Animali fantastici in Valgrande
Chiara Dallavalle
Finalmente il meteo e l’allentamento delle restrizioni legate alla pandemia ci hanno permesso la prima escursione dell’anno in Valgrande. Il percorso scelto è un giro ad anello che, partendo dall’alpe Ompio, si snoda sul versante nord della vallata fino all’antico Curt di Corte Buè per poi salire alla Colma di Vercio e ridiscendere a Ompio passando per il punto panoramico del Monte Fajè.
Appena sopra il rifugio Fantoli, all’ingresso nell’immensa faggeta che ricopre il versante nord del Monte Fajè, imbocchiamo il sentiero che ci porterà a Corte Buè. Bastano pochi passi per entrare in un’altra dimensione, quella selvaggia e remota della Valgrande. A parte il fruscio delle foglie mosse dai nostri passi, il silenzio è assoluto. Il sentiero in alcuni punti si fa impervio, inerpicandosi su speroni di roccia, oppure attraversando stretti valloni ancora ricoperti dalla neve. Persino nei suoi confini esterni, la Valgrande mostra tutta la sua inacessibilità, e rimango sempre stupita di come nei secoli scorsi i valligiani abbiano saputo creare un equilibrio con questo territorio così difficile, adattandovisi ma anche modellandolo per potervi ricavare di che vivere.

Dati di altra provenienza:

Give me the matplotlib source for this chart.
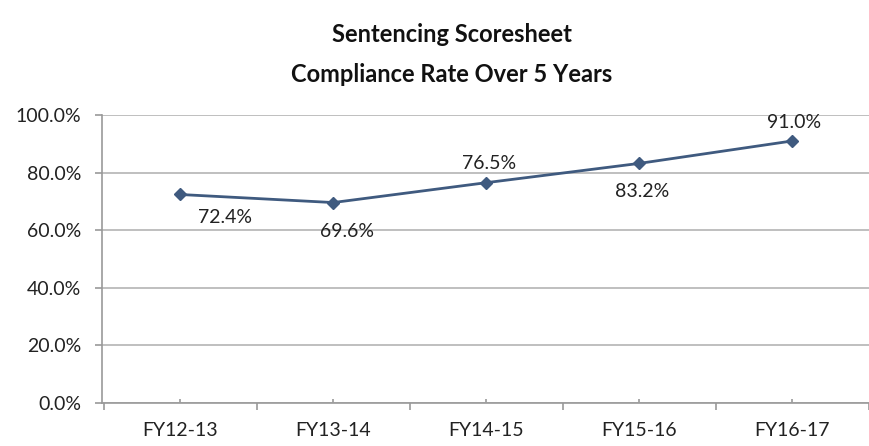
import matplotlib
matplotlib.use("Agg")
import matplotlib.pyplot as plt
from matplotlib.ticker import FixedLocator, PercentFormatter

categories = ["FY12-13", "FY13-14", "FY14-15", "FY15-16", "FY16-17"]
rates = [72.4, 69.6, 76.5, 83.2, 91.0]
labels = ["72.4%", "69.6%", "76.5%", "83.2%", "91.0%"]
label_offsets = [(45, -23), (14, -29), (3, 19), (3, -28), (2, 18)]  # pixels

plt.rcParams['font.family'] = ['Lato', 'DejaVu Sans']

fig = plt.figure(figsize=(8.69, 4.46), dpi=100)
W, H = 869, 446
left, right, top, bottom = 102, 869, 115, 403
ax = fig.add_axes([left / W, 1 - bottom / H, (right - left) / W, (bottom - top) / H])

col = "#3F5A7F"
x = list(range(len(categories)))
ax.plot(x, rates, color=col, lw=2, marker="D", ms=6.5, zorder=3)

for xi, yi, lab, (dx, dy) in zip(x, rates, labels, label_offsets):
    ax.annotate(lab, (xi, yi), xytext=(dx, dy), textcoords="offset pixels",
                ha="center", va="center", fontsize=14, color="#222222")

ax.set_xlim(-0.51, (869 - 181) / 155.0)
ax.set_ylim(0, 100)
ax.yaxis.set_major_locator(FixedLocator([0, 20, 40, 60, 80, 100]))
ax.yaxis.set_major_formatter(PercentFormatter(decimals=1))
ax.grid(axis="y", color="#B4B4B4", lw=1.2)
ax.set_axisbelow(True)

ax.set_xticks([i + 0.5 for i in range(-1, 5)])
ax.set_xticklabels([])
ax.set_xticks(x, minor=True)
ax.set_xticklabels(categories, minor=True)
ax.tick_params(axis="x", which="major", direction="out", length=5, color="#999999", width=1.2)
ax.tick_params(axis="x", which="minor", direction="in", length=3, color="#999999", width=1.2,
               labelsize=14, pad=14, labelcolor="#222222")
ax.tick_params(axis="y", direction="out", length=5, color="#999999", width=1.2,
               labelsize=14, pad=10, labelcolor="#222222")

for s in ["top", "right"]:
    ax.spines[s].set_visible(False)
for s in ["left", "bottom"]:
    ax.spines[s].set_color("#999999")
    ax.spines[s].set_linewidth(1.2)

fig.text(452 / W, 1 - 35 / H, "Sentencing Scoresheet", ha="center", va="center",
         fontsize=17, fontweight="bold", color="#111111")
fig.text(452 / W, 1 - 75 / H, "Compliance Rate Over 5 Years", ha="center", va="center",
         fontsize=17, fontweight="bold", color="#111111")

fig.savefig("out.png", dpi=100)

La relazione con una natura lussureggiante e indomabile, che a tratti annichilisce il visitatore nella sua magnificenza, ha senza dubbio dato vita a leggende e storie, che testimoniano la valenza quasi sovrannaturale di questo ambiente. Ad esempio, la presenza estremamente diffusa di rettili pare essere all’origine della figura fantastica del basilisco, bazalesch o bagialisch a seconda dei dialetti locali, una creatura ricorrente nel folklore ossolano. Si tratta di uno strano animale dal corpo di serpente, ma con il becco e la cresta di gallina, e le ali, dotato del potere di ipnotizzare le persone. Spesso nel folklore contadino sono presenti esseri mostruosi dalla forma di serpente, un animale che nell’iconografia cristiana viene associato al Diavolo e visto quindi come l’incarnazione del Male. In realtà andando a scavare in un tempo un po’ più remoto, scopriamo che il serpente è una potenza ctonia, che, attraverso lo svolgersi delle sue spire, simboleggia il rinnovamento dell’energia vitale. Nell’Europa Antica raccontata da Marija Gimbutas, una delle forme assunte dalla Dea Madre è proprio la Dea Serpente, sopravvissuta nelle epoche successive attraverso credenze e ritualità locali in cui i serpenti erano custodi delle fonti d’acqua, portatori di benedizioni e di fertilità, e messaggeri della primavera. La spirale della forma arrotolata del serpente è un’immagine quasi universale della vita, che richiama il fluire dell’acqua e il movimento perpetuo dell’energia cosmica. Lo ritroviamo in numerose testimonianze archeologiche dell’Europa Antica, a partire dai famosi motivi a spirale irlandesi della valle del Boyne, ma anche nella rappresentazione dell’energia kundalini, che giace quiescente alla base della colonna vertebrale, arrotolata proprio in forma di serpente. I rettili fantastici della tradizione alpina sembrano quindi testimoniare la persistenza di arcani frammenti dell’iconografia della Dea Serpente e del suo simbolismo, laddove vengono rappresentati come animali dotati di poteri sovrannaturali, che incutono timore e reverenza, e che segnano il continuo contatto con quel mondo sovrannaturale che nell’immaginario collettivo delle genti di montagna permeava anche il mondo reale.
Note tecniche
Il punto di partenza dell’escursione è Ruspesso, a circa 20 minuti di auto da Verbania. Ad una decina di minuti di cammino dal rifugio Fantoli, troviamo l’incrocio da cui parte sia il sentiero che sale al Monte Fajè, sia quello che scende verso Corte Buè. Da lì proseguiamo in saliscendi per circa 2 ore costeggiando la dorsale della montagna. Poco prima di raggiungere il Curt, si stacca il sentiero, ben segnalato, che con un dislivello di circa 400 m ci porta alla Colma di Vercio in un’ora abbondante. Da lì, costeggiando il crinale che si affaccia sull’Ossola, in un’altra ora ritorniamo al rifugio Fantoli.